» Written task
The records underneath are to be repeated exactly, with the pictures left out.

-- START Given information --

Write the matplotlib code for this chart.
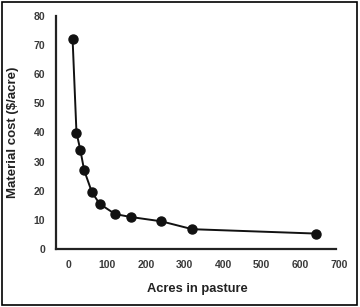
import matplotlib
matplotlib.use("Agg")
import matplotlib.pyplot as plt
from matplotlib.patches import Rectangle

acres = [10, 20, 30, 40, 60, 80, 120, 160, 240, 320, 640]
cost = [72, 40, 34, 27, 19.5, 15.5, 12, 11, 9.5, 6.8, 5.3]
xticks = [0, 100, 200, 300, 400, 500, 600, 700]
yticks = [0, 10, 20, 30, 40, 50, 60, 70, 80]

plt.rcParams['font.family'] = ['Liberation Sans', 'DejaVu Sans']

fig = plt.figure(figsize=(3.6, 3.07), dpi=100)
ax = fig.add_axes([56/360, 1-249/307, (339-56)/360, (249-16)/307])
ax.plot(acres, cost, color='#111111', lw=1.4, marker='o', markersize=6.5,
        markerfacecolor='#111111', markeredgecolor='#111111')
ax.set_xlim(-33, 700)
ax.set_ylim(0, 80)
ax.spines['bottom'].set_bounds(-33, 692)
ax.set_xticks(xticks)
ax.set_yticks(yticks)
for s in ['top', 'right']:
    ax.spines[s].set_visible(False)
for s in ['left', 'bottom']:
    ax.spines[s].set_linewidth(1.6)
    ax.spines[s].set_color('#222222')
ax.tick_params(length=0, labelsize=7.5, labelcolor='#3a3a3a', pad=8)
for lab in ax.get_xticklabels() + ax.get_yticklabels():
    lab.set_fontweight('bold')
ax.set_xlabel('Acres in pasture', fontsize=9.3, fontweight='bold', color='#222222', labelpad=9)
ax.set_ylabel('Material cost ($/acre)', fontsize=9.5, fontweight='bold', color='#222222', labelpad=10)
fig.patches.append(Rectangle((2/360, 2/307), 355/360, 303/307, transform=fig.transFigure,
                             fill=False, edgecolor='black', lw=1.2))
fig.savefig('out.png', dpi=100)
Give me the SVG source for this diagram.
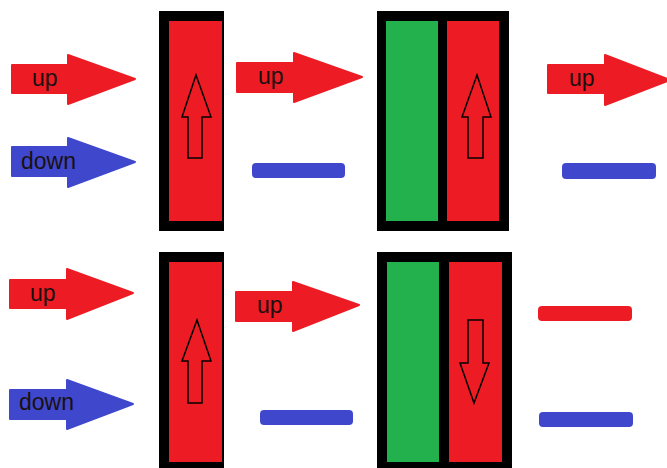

-- END Given information --

» Full solution
Write the matplotlib code for this chart.
import matplotlib
matplotlib.use("Agg")
import matplotlib.pyplot as plt
from matplotlib.patches import Rectangle

acres = [10, 20, 30, 40, 60, 80, 120, 160, 240, 320, 640]
cost = [72, 40, 34, 27, 19.5, 15.5, 12, 11, 9.5, 6.8, 5.3]
xticks = [0, 100, 200, 300, 400, 500, 600, 700]
yticks = [0, 10, 20, 30, 40, 50, 60, 70, 80]

plt.rcParams['font.family'] = ['Liberation Sans', 'DejaVu Sans']

fig = plt.figure(figsize=(3.6, 3.07), dpi=100)
ax = fig.add_axes([56/360, 1-249/307, (339-56)/360, (249-16)/307])
ax.plot(acres, cost, color='#111111', lw=1.4, marker='o', markersize=6.5,
        markerfacecolor='#111111', markeredgecolor='#111111')
ax.set_xlim(-33, 700)
ax.set_ylim(0, 80)
ax.spines['bottom'].set_bounds(-33, 692)
ax.set_xticks(xticks)
ax.set_yticks(yticks)
for s in ['top', 'right']:
    ax.spines[s].set_visible(False)
for s in ['left', 'bottom']:
    ax.spines[s].set_linewidth(1.6)
    ax.spines[s].set_color('#222222')
ax.tick_params(length=0, labelsize=7.5, labelcolor='#3a3a3a', pad=8)
for lab in ax.get_xticklabels() + ax.get_yticklabels():
    lab.set_fontweight('bold')
ax.set_xlabel('Acres in pasture', fontsize=9.3, fontweight='bold', color='#222222', labelpad=9)
ax.set_ylabel('Material cost ($/acre)', fontsize=9.5, fontweight='bold', color='#222222', labelpad=10)
fig.patches.append(Rectangle((2/360, 2/307), 355/360, 303/307, transform=fig.transFigure,
                             fill=False, edgecolor='black', lw=1.2))
fig.savefig('out.png', dpi=100)
Give me the SVG source for this diagram.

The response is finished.